- Source material
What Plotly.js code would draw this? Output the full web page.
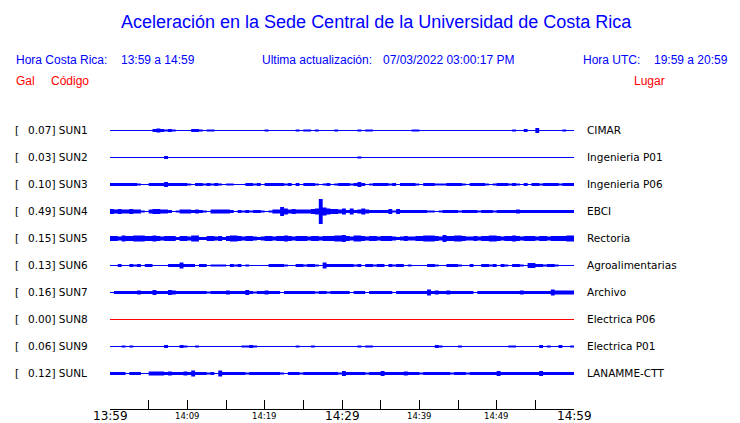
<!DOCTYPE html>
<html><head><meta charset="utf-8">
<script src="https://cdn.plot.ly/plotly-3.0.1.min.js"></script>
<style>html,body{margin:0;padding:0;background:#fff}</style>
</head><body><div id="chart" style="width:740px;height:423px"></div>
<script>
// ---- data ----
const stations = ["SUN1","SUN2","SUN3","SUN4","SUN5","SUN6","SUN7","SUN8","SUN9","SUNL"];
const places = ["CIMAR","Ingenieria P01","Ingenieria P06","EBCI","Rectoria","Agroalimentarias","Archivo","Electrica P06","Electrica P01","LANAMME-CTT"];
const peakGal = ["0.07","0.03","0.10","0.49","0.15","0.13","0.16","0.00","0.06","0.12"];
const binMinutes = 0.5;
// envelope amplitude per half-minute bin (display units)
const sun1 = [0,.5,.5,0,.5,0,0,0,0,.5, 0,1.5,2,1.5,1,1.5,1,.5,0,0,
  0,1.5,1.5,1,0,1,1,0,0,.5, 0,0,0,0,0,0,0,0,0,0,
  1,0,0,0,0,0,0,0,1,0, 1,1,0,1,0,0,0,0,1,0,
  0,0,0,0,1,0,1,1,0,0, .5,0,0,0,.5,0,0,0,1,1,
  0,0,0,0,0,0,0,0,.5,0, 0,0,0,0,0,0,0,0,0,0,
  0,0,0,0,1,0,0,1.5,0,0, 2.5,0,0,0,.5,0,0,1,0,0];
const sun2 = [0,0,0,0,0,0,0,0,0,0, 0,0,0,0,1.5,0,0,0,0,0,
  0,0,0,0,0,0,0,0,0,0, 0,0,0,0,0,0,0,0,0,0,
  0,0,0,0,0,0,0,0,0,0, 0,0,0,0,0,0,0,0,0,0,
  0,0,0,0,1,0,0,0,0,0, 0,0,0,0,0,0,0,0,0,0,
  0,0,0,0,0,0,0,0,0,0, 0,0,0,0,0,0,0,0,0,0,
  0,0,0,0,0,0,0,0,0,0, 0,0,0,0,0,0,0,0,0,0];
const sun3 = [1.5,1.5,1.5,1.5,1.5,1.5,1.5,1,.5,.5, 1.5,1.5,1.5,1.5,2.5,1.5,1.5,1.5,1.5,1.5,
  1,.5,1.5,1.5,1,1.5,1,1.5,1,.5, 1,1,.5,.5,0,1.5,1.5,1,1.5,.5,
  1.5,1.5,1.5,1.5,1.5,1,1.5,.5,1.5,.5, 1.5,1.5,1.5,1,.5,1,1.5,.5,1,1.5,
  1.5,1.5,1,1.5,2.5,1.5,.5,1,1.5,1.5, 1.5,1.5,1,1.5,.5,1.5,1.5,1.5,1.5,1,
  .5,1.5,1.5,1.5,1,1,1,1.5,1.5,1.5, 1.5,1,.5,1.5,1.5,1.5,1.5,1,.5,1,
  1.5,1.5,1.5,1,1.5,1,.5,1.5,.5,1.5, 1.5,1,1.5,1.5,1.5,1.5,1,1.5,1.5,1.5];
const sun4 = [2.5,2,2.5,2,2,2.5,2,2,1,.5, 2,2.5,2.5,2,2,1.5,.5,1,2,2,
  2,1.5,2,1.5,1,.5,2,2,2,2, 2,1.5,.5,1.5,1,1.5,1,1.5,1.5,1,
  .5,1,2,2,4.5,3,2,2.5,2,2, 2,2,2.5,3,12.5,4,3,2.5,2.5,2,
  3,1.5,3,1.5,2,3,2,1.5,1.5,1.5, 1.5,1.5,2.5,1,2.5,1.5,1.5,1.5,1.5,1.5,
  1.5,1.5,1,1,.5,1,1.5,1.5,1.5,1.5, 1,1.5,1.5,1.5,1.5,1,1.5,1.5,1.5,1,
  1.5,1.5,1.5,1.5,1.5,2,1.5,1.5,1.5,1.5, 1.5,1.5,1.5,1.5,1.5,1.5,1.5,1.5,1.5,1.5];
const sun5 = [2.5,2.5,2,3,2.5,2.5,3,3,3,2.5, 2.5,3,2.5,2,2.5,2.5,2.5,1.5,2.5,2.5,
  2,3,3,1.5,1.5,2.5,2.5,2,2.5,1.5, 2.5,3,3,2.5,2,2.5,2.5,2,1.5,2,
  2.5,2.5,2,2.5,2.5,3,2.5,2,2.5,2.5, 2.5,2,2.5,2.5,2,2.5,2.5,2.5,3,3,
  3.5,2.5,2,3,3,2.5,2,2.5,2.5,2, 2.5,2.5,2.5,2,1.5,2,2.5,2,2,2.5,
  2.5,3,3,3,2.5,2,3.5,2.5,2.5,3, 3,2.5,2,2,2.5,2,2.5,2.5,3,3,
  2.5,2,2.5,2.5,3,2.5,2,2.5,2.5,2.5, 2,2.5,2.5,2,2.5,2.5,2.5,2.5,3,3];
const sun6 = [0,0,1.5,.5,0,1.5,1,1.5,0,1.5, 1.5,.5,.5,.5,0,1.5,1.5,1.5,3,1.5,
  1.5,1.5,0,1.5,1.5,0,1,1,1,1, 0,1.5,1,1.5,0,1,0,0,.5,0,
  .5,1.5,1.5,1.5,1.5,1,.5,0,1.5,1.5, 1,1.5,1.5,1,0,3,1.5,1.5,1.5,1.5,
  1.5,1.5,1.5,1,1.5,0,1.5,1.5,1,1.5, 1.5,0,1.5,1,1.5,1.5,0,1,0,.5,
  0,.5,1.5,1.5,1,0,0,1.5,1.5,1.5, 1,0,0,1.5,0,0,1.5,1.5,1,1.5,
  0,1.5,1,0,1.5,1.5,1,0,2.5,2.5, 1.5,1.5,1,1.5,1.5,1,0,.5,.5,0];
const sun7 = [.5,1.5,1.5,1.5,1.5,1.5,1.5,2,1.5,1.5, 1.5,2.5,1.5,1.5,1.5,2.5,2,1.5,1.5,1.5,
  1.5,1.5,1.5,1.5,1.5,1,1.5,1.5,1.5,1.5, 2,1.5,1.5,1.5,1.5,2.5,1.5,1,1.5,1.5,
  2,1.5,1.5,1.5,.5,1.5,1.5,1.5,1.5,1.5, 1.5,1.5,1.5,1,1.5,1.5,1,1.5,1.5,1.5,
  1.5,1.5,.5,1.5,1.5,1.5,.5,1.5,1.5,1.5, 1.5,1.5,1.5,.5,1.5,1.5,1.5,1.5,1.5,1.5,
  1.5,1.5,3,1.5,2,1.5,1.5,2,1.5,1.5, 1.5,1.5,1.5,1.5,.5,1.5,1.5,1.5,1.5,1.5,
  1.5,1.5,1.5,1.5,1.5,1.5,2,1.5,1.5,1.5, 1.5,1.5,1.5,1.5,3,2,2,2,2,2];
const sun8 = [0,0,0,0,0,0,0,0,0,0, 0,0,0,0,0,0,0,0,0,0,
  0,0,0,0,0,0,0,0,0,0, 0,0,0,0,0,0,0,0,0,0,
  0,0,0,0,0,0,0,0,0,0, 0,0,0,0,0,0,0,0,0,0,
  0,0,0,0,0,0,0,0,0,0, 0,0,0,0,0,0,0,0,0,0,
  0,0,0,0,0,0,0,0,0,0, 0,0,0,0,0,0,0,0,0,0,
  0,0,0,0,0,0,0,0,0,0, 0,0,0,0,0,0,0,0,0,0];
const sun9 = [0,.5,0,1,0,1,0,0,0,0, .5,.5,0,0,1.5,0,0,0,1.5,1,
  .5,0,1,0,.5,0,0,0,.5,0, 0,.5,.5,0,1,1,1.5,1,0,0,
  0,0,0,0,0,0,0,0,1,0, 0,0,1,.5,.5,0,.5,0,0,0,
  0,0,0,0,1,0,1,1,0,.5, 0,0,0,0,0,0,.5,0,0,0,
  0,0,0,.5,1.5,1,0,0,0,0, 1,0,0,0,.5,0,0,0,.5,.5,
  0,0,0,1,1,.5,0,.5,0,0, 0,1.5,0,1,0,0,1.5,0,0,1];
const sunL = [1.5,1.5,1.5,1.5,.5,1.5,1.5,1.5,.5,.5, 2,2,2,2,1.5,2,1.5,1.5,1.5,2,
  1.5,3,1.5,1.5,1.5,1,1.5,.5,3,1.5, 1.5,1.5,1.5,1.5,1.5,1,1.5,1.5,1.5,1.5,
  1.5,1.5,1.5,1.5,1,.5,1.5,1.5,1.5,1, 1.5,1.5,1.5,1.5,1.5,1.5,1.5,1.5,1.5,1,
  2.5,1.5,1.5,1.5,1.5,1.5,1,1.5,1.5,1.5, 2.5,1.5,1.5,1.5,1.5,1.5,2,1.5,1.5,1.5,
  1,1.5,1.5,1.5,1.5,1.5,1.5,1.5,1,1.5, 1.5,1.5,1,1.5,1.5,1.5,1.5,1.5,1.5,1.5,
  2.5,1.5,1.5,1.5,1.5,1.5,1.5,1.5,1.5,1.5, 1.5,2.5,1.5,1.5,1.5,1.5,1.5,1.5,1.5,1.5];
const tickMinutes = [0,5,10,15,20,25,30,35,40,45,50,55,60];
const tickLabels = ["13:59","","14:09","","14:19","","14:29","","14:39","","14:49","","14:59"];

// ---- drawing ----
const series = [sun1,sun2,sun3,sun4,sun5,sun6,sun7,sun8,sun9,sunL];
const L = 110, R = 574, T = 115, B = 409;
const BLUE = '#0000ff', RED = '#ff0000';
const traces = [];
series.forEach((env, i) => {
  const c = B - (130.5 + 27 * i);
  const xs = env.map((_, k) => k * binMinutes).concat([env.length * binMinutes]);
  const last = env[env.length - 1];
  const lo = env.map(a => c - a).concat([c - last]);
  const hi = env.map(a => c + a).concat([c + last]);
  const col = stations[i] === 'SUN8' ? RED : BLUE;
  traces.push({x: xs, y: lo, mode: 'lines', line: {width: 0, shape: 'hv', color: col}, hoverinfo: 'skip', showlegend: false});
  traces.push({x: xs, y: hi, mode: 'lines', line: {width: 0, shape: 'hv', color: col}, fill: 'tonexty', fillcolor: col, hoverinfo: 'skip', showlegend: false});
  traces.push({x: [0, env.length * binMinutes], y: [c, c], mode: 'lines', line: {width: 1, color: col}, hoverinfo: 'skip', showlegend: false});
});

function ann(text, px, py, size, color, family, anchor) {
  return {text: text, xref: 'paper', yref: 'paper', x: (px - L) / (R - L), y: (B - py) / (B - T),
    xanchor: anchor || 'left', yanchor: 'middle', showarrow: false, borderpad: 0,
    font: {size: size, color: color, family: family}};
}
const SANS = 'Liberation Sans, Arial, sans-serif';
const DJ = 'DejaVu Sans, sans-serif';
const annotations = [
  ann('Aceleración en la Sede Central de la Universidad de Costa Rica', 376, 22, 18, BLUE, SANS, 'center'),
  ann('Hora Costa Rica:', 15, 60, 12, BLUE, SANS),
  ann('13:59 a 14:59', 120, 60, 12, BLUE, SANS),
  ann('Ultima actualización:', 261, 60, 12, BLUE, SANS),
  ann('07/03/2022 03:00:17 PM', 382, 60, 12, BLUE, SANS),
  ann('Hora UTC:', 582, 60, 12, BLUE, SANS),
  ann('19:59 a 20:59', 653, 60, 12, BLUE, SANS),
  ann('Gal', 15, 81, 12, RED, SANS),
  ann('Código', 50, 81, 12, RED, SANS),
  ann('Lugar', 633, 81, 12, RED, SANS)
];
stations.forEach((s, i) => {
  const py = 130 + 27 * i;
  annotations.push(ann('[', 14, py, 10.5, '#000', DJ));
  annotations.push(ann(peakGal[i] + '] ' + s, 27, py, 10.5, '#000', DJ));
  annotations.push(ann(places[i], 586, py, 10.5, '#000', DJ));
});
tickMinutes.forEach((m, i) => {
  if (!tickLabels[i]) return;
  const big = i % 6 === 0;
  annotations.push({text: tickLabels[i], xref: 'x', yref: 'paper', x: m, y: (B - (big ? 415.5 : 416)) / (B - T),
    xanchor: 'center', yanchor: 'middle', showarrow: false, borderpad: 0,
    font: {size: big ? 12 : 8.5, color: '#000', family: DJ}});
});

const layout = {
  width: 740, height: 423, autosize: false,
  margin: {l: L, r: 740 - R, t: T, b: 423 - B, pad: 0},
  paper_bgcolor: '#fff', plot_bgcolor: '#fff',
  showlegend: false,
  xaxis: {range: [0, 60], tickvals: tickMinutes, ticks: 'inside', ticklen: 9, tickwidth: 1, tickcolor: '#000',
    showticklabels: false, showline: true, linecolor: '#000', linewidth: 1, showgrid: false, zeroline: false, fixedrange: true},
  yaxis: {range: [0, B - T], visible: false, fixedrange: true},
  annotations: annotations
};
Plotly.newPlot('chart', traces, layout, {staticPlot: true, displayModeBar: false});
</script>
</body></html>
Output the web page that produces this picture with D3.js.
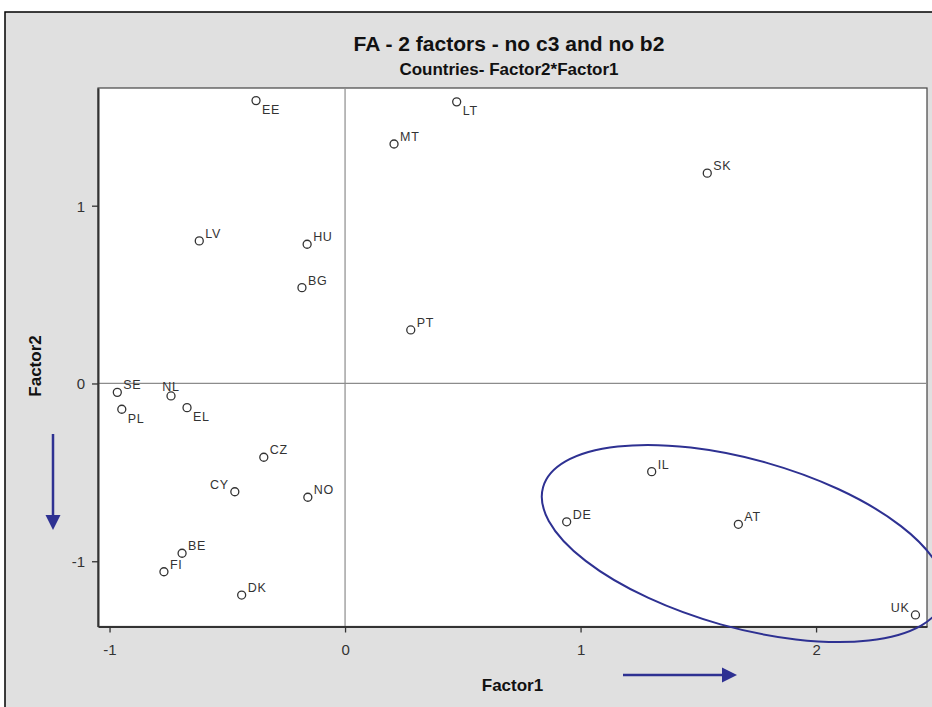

- Written request
Tally the lines of the data that contain the string "this" and report the total alone.

- Written solution
2